Russians turned up for a march in Moscow on Sunday to protest against a ban on adopting Russian children by Americans. The placard featuring a portrait of Russian President Putin says, "Shame on Putin! March against scoundrels". Source: Reuters
Tens of thousands of Muscovites took to the city’s boulevards Sunday on a freezing cold January afternoon for a march to protest the new law banning adoptions of Russian children by American families.
The law was initiated in retaliation for the Magnitsky Act, signed by U.S. President Barack Obama to impose visa and financial restrictions on Russian officials allegedly implicated in the death in pretrial detention of lawyer Sergei Magnitsky in 2009.
Estimates of the turnout varied from 9,000, by Moscow police, to 50,000, by leftist opposition leader Sergei Udaltsov.
Although the march was aimed against the adoption ban, many participants appeared to be making a more general protest against President Vladimir Putin’s government, in a similar vein to the election protests last year.
“This government is illegitimate, we were cheated in the elections,” said Nikolai, an engineer, as he signed a petition for dissolving the State Duma and abrogating the adoption ban. “Everything is corrupt from top to bottom. I want them to hear that people want change.

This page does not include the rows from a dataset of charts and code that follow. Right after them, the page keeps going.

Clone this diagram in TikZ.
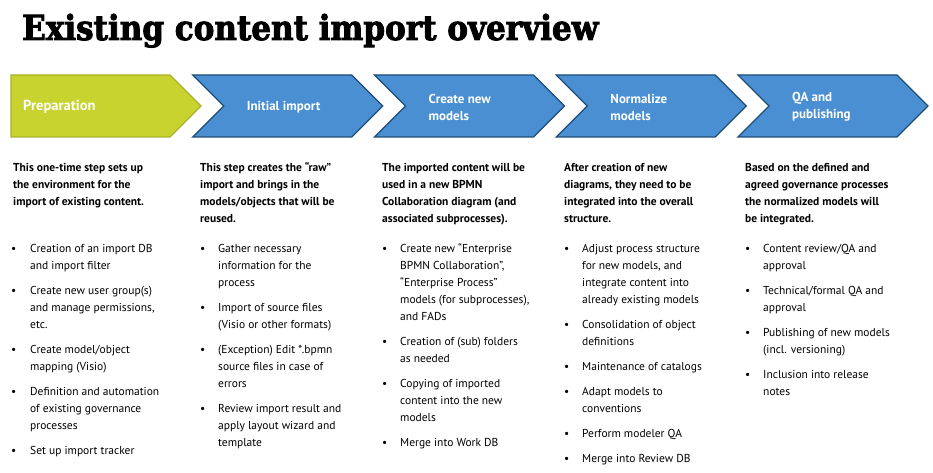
\documentclass[tikz,border=0pt]{standalone}
\usepackage{fontspec}
\setmainfont{PT Sans}
\newfontfamily\titlefont[FakeBold=2.5]{DejaVu Serif Condensed}
\definecolor{prepgreen}{HTML}{C8D32F}
\definecolor{prepedge}{HTML}{A6B22B}
\definecolor{stepblue}{HTML}{4A8FD2}
\definecolor{stepedge}{HTML}{1E4D78}
\tikzset{
	stepbox/.style={fill=stepblue,draw=stepedge,line width=1.3pt,line join=miter},
	prepbox/.style={fill=prepgreen,draw=prepedge,line width=1.3pt,line join=miter},
	steplabel/.style={anchor=west,align=left,text=white,inner sep=0pt,font=\fontsize{13}{17}\selectfont\bfseries},
	colhead/.style={anchor=north west,inner sep=0pt,font=\fontsize{11.5}{17}\selectfont\bfseries},
	collist/.style={anchor=north west,inner sep=0pt,font=\fontsize{11.5}{17}\selectfont}
}
\newcommand{\gap}{\\[8pt]}
\begin{document}
\begin{tikzpicture}[x=1pt,y=-1pt]
	\useasboundingbox (0,0) rectangle (933,473);
	\node[anchor=base west,inner sep=0pt,font=\titlefont\bfseries\fontsize{34.5}{34.5}\selectfont] (title) at (22,40) {Existing content import overview};
	% process chevrons
	\draw[prepbox] (11,75) -- ++(159,0) -- ++(31,31) -- ++(-31,31) -- ++(-159,0) -- cycle;
	\node[steplabel,font=\fontsize{14.5}{17}\selectfont\bfseries] (st0) at (23,107) {Preparation};
	\foreach \i/\lbl in {1/{Initial import},2/{Create new\\models},3/{Normalize\\models},4/{QA and\\publishing}}{
		\pgfmathsetmacro{\xa}{11+181.75*\i}
		\draw[stepbox] (\xa,75) -- ++(159,0) -- ++(31,31) -- ++(-31,31) -- ++(-159,0) -- ++(31,-31) -- cycle;
		\node[steplabel] (st\i) at (\xa+54,107) {\lbl};
	}
	% descriptions
	\node[colhead] (hd0) at (13,159) {\begin{tabular}{@{}l@{}}This one-time step sets up\\the environment for the\\import of existing content.\end{tabular}};
	\node[colhead] (hd1) at (200,159) {\begin{tabular}{@{}l@{}}This step creates the ``raw''\\import and brings in the\\models/objects that will be\\reused.\end{tabular}};
	\node[colhead] (hd2) at (382,159) {\begin{tabular}{@{}l@{}}The imported content will be\\used in a new BPMN\\Collaboration diagram (and\\associated subprocesses).\end{tabular}};
	\node[colhead] (hd3) at (564,159) {\begin{tabular}{@{}l@{}}After creation of new\\diagrams, they need to be\\integrated into the overall\\structure.\end{tabular}};
	\node[colhead] (hd4) at (745,159) {\begin{tabular}{@{}l@{}}Based on the defined and\\agreed governance processes\\the normalized models will\\be integrated.\end{tabular}};
	% task lists
	\node[collist] (lst0) at (11,240) {\begin{tabular}{@{}p{19pt}@{}l@{}}
		\textbullet & Creation of an import DB\\ & and import filter\gap
		\textbullet & Create new user group(s)\\ & and manage permissions,\\ & etc.\gap
		\textbullet & Create model/object\\ & mapping (Visio)\gap
		\textbullet & Definition and automation\\ & of existing governance\\ & processes\gap
		\textbullet & Set up import tracker
	\end{tabular}};
	\node[collist] (lst1) at (200,240) {\begin{tabular}{@{}p{18pt}@{}l@{}}
		\textbullet & Gather necessary\\ & information for the\\ & process\gap
		\textbullet & Import of source files\\ & (Visio or other formats)\gap
		\textbullet & (Exception) Edit *.bpmn\\ & source files in case of\\ & errors\gap
		\textbullet & Review import result and\\ & apply layout wizard and\\ & template
	\end{tabular}};
	\node[collist] (lst2) at (382,240) {\begin{tabular}{@{}p{18pt}@{}l@{}}
		\textbullet & Create new ``Enterprise\\ & BPMN Collaboration'',\\ & ``Enterprise Process''\\ & models (for subprocesses),\\ & and FADs\gap
		\textbullet & Creation of (sub) folders\\ & as needed\gap
		\textbullet & Copying of imported\\ & content into the new\\ & models\gap
		\textbullet & Merge into Work DB
	\end{tabular}};
	\node[collist] (lst3) at (564,240) {\begin{tabular}{@{}p{18pt}@{}l@{}}
		\textbullet & Adjust process structure\\ & for new models, and\\ & integrate content into\\ & already existing models\gap
		\textbullet & Consolidation of object\\ & definitions\gap
		\textbullet & Maintenance of catalogs\gap
		\textbullet & Adapt models to\\ & conventions\gap
		\textbullet & Perform modeler QA\gap
		\textbullet & Merge into Review DB
	\end{tabular}};
	\node[collist] (lst4) at (745,240) {\begin{tabular}{@{}p{18pt}@{}l@{}}
		\textbullet & Content review/QA and\\ & approval\gap
		\textbullet & Technical/formal QA and\\ & approval\gap
		\textbullet & Publishing of new models\\ & (incl. versioning)\gap
		\textbullet & Inclusion into release\\ & notes
	\end{tabular}};
\end{tikzpicture}
\end{document}
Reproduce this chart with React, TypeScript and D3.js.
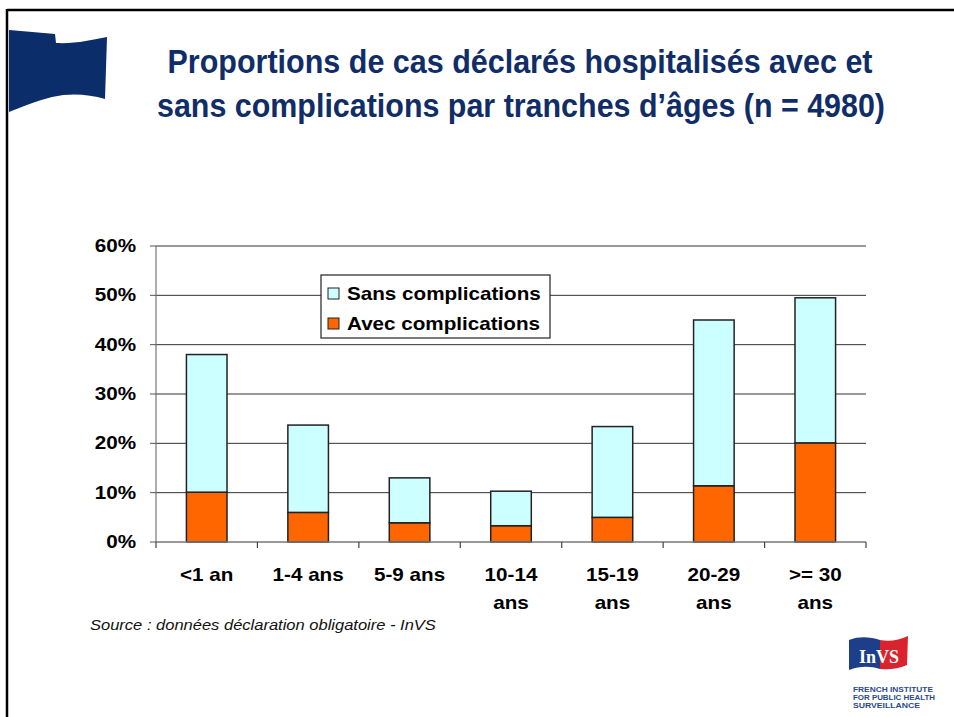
import React from "react";
import * as d3 from "d3";

const categories = ["<1 an", "1-4 ans", "5-9 ans", "10-14 ans", "15-19 ans", "20-29 ans", ">= 30 ans"];
const categoryLines = [["<1 an"], ["1-4 ans"], ["5-9 ans"], ["10-14", "ans"], ["15-19", "ans"], ["20-29", "ans"], [">= 30", "ans"]];
const avecComplications = [10.1, 6.0, 3.9, 3.3, 5.0, 11.4, 20.1];
const sansComplications = [27.9, 17.7, 9.1, 7.0, 18.4, 33.6, 29.4];
const yTicks = [0, 10, 20, 30, 40, 50, 60];
const seriesNames = ["Sans complications", "Avec complications"];
const seriesColors = ["#ccffff", "#ff6600"];

const W = 954, H = 717;
const plot = { left: 156, right: 866, top: 246, bottom: 542 };
const SX = 1.18;

function T(props: { x: number; y: number; anchor?: string; size: number; bold?: boolean; italic?: boolean; fill?: string; sx?: number; dy?: string; children: React.ReactNode }) {
  const { x, y, anchor = "start", size, bold, italic, fill = "#000", sx = SX, dy, children } = props;
  return (
    <text transform={`translate(${x},${y}) scale(${sx},1)`} textAnchor={anchor} fontSize={size}
      fontWeight={bold ? "bold" : "normal"} fontStyle={italic ? "italic" : "normal"} fill={fill} dy={dy}>
      {children}
    </text>
  );
}

export default function App() {
  const x = d3.scaleBand<string>().domain(categories).range([plot.left, plot.right]).paddingInner(0.6).paddingOuter(0.3);
  const xEdge = d3.scaleLinear().domain([0, categories.length]).range([plot.left, plot.right]);
  const y = d3.scaleLinear().domain([0, 60]).range([plot.bottom, plot.top]);
  const stackData = categories.map((c, i) => ({ cat: c, avec: avecComplications[i], sans: sansComplications[i] }));
  const stack = d3.stack<any>().keys(["avec", "sans"])(stackData);
  const colorFor: Record<string, string> = { avec: seriesColors[1], sans: seriesColors[0] };
  const titleColor = "#102d68";
  const flagPath = "M9,30 C25,31 40,33 55,34 L56,43 C75,44 92,40 107,37 L105,99 C88,94 70,93 52,97 C35,101 20,108 9,112 Z";

  return (
    <svg width={W} height={H} style={{ position: "absolute", left: 0, top: 0, background: "#fff" }} fontFamily="Liberation Sans, Arial, sans-serif">
      <rect x={0} y={0} width={W} height={H} fill="#fff" />
      {/* frame */}
      <line x1={7} x2={W} y1={10} y2={10} stroke="#000" strokeWidth={2.5} />
      <line x1={7} x2={7} y1={9} y2={H} stroke="#000" strokeWidth={2.5} />
      {/* flag */}
      <path d={flagPath} fill="#0b2d6a" />
      {/* title */}
      <g fill={titleColor} fontWeight="bold" fontSize={33} fontFamily="Liberation Sans Narrow, Arial Narrow, Liberation Sans, sans-serif" textAnchor="middle">
        <text x={520} y={73} textLength={705} lengthAdjust="spacingAndGlyphs">Proportions de cas déclarés hospitalisés avec et</text>
        <text x={521} y={117} textLength={728} lengthAdjust="spacingAndGlyphs">sans complications par tranches d’âges (n = 4980)</text>
      </g>
      {/* gridlines */}
      {yTicks.filter(t => t > 0).map(t => (
        <line key={t} x1={plot.left} x2={plot.right} y1={y(t)} y2={y(t)} stroke="#333" strokeWidth={1} />
      ))}
      {/* y axis */}
      <line x1={plot.left} x2={plot.left} y1={plot.top} y2={plot.bottom} stroke="#777" strokeWidth={1.2} />
      {yTicks.map(t => (
        <g key={t}>
          <line x1={plot.left - 6} x2={plot.left} y1={y(t)} y2={y(t)} stroke="#555" />
          <T x={136} y={y(t)} dy="0.35em" anchor="end" bold size={17.5}>{t}%</T>
        </g>
      ))}
      {/* bars */}
      {stack.map(layer => (
        <g key={layer.key}>
          {layer.map((d, i) => (
            <rect key={i} x={x(categories[i])!} width={x.bandwidth()} y={y(d[1])} height={y(d[0]) - y(d[1])}
              fill={colorFor[layer.key]} stroke="#222" strokeWidth={1.5} />
          ))}
        </g>
      ))}
      {/* x axis */}
      <line x1={plot.left} x2={plot.right} y1={plot.bottom} y2={plot.bottom} stroke="#777" strokeWidth={1.5} />
      {d3.range(categories.length + 1).map(i => (
        <line key={i} x1={xEdge(i)} x2={xEdge(i)} y1={plot.bottom} y2={plot.bottom + 6} stroke="#444" strokeWidth={1.2} />
      ))}
      {categoryLines.map((lines, i) => (
        <g key={i}>
          {lines.map((l, j) => (
            <T key={j} x={x(categories[i])! + x.bandwidth() / 2} y={581 + j * 28} anchor="middle" bold size={17.5}>{l}</T>
          ))}
        </g>
      ))}
      {/* legend */}
      <g>
        <rect x={321} y={275} width={229} height={63} fill="#fff" stroke="#222" strokeWidth={1.2} />
        {seriesNames.map((n, i) => (
          <g key={n}>
            <rect x={328} y={288 + i * 30} width={11} height={11} fill={seriesColors[i]} stroke="#222" strokeWidth={1} />
            <T x={347} y={300 + i * 30} bold size={17.5}>{n}</T>
          </g>
        ))}
      </g>
      {/* source */}
      <T x={90} y={630} italic size={14} fill="#111">Source : données déclaration obligatoire - InVS</T>
      {/* logo */}
      <g>
        <path d="M849,640 C860,636 870,637 880,640 L880,669 C870,666 860,666 849,670 Z" fill="#1d3f8a" />
        <path d="M880,640 C890,642 899,640 908,636 L907,665 C898,669 889,670 880,669 Z" fill="#d9232e" />
        <text x={879} y={663} textAnchor="middle" fill="#fff" fontFamily="Liberation Serif, serif" fontWeight="bold" fontSize={18}>InVS</text>
        <g fill="#2b4a8c" fontWeight="bold" fontSize={8}>
          <text x={853} y={692} textLength={80} lengthAdjust="spacingAndGlyphs">FRENCH INSTITUTE</text>
          <text x={853} y={700} textLength={82} lengthAdjust="spacingAndGlyphs">FOR PUBLIC HEALTH</text>
          <text x={853} y={708} textLength={67} lengthAdjust="spacingAndGlyphs">SURVEILLANCE</text>
        </g>
      </g>
    </svg>
  );
}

I don’t care who’s on top, but there should be the rule of law.”
Opposition leaders took part in the march, but no speeches were made at the end of it.
Gennady Gudkov, an outspoken opposition lawmaker with the Just Russia party who was stripped of his Duma mandate over claims of a conflict of business interests last fall, told a throng of reporters during the march: “[The authorities] have nothing to respond with [to the Magnitsky Act]. One couldn’t have come up with a more idiotic response than the orphan law.”
He added, in comments carried by pro-opposition newspaper Novaya Gazeta, “Those in the elite understand that tomorrow those who are stealing will be put on the Magnitsky list.”
Petitions drawn up
Parliament is likely to be obliged to consider protesters’ petitions in a follow-up to a proposal put forward by then-Prime Minister Putin last February.
“I suggest that parliament considers public initiatives backed by 100,000 signatures collected online,” Putin wrote in a campaign article ahead of March’s presidential vote. The pertinent legislation is being drafted now.
In December, Novaya Gazeta handed in a petition signed by more than 100,000 people to the Duma, the lower house of parliament, to call for a halt to the adoption ban. Deputy Duma Speaker Sergei Zheleznyak then said the petition would be considered in January.
Shortly after that Novaya Gazeta collected 100,000 signatures for another petition, this time calling for the Duma to be dissolved and new elections held.
On Sunday, around 600 people marched holding large photos of Duma deputies, and even of Putin, with inscriptions saying “Shame!” on them.
The protesters’ demands seem unlikely to be heeded by the authorities, however.
“Those concerned about orphans’ fate are absolutely right,” Dmitry Peskov, Putin’s spokesman, said in an interview with liberal online TV channel Dozhd on Sunday. “But at the same time they can’t but see and hear the clear intention of the country’s leadership, in particular President Putin, to take a set of measures to improve the situation with providing orphans with everything necessary.”
“I don’t think such appeals deserve any attention,” Peskov said of the calls to dissolve the Duma. “The Duma is our parliament, it was elected by popular vote and treating it with such disgrace… There’s nothing to talk about with people like that.”
Duma deputies came in for particularly heavily criticism from many marchers, however, who mainly appeared to be ordinary, well-mannered working-class and middle-class Muscovites.
“This Duma has worked for a year now but hasn’t passed a single law for people – they’re only raising fines and utilities prices. They’ve sent their children [to study] abroad, their children are alright. How can they now shelter behind the destitute, defenseless orphans?” a pensioner, Larisa Alexeyevna, said.
“That they’ll allocate some funds [to support orphans]… when will that be? When these children die? Just in November they signed an agreement with Americans saying they’ll allow adoptions. And suddenly [they revoked it]… What’s changed since then?” she added.
A child psychologist , Svetlana, marched with a placard with a quote from the Bible on it, which read: ‘…to turn aside the needy from judgment, and to take away the right from the poor of my people, that widows may be their prey, and that they may rob the fatherless!’
“I’ve seen children in orphanages who no one will adopt here,” Svetlana said. “Missionaries from America came to our orphanages and prisons in the 90s to take care of orphans and inmates. Christians familiar with the Law of the Lord will always be against this law.”
Some of the participants of the march had heart-rending stories about adoptions to tell.
Irina Semyonovna, a pensioner, told of her neighbors, who adopted a boy but returned him to the orphanage after giving birth to their own children.
“[The adoptive mother] treated him so badly, he slept on the floor and was so much underfed that we had to give him food,” Irina Semyonova said. “He still wanted to stay. ‘Have you ever been to an orphanage? Do you know what it feels like there?’ he’d tell me.”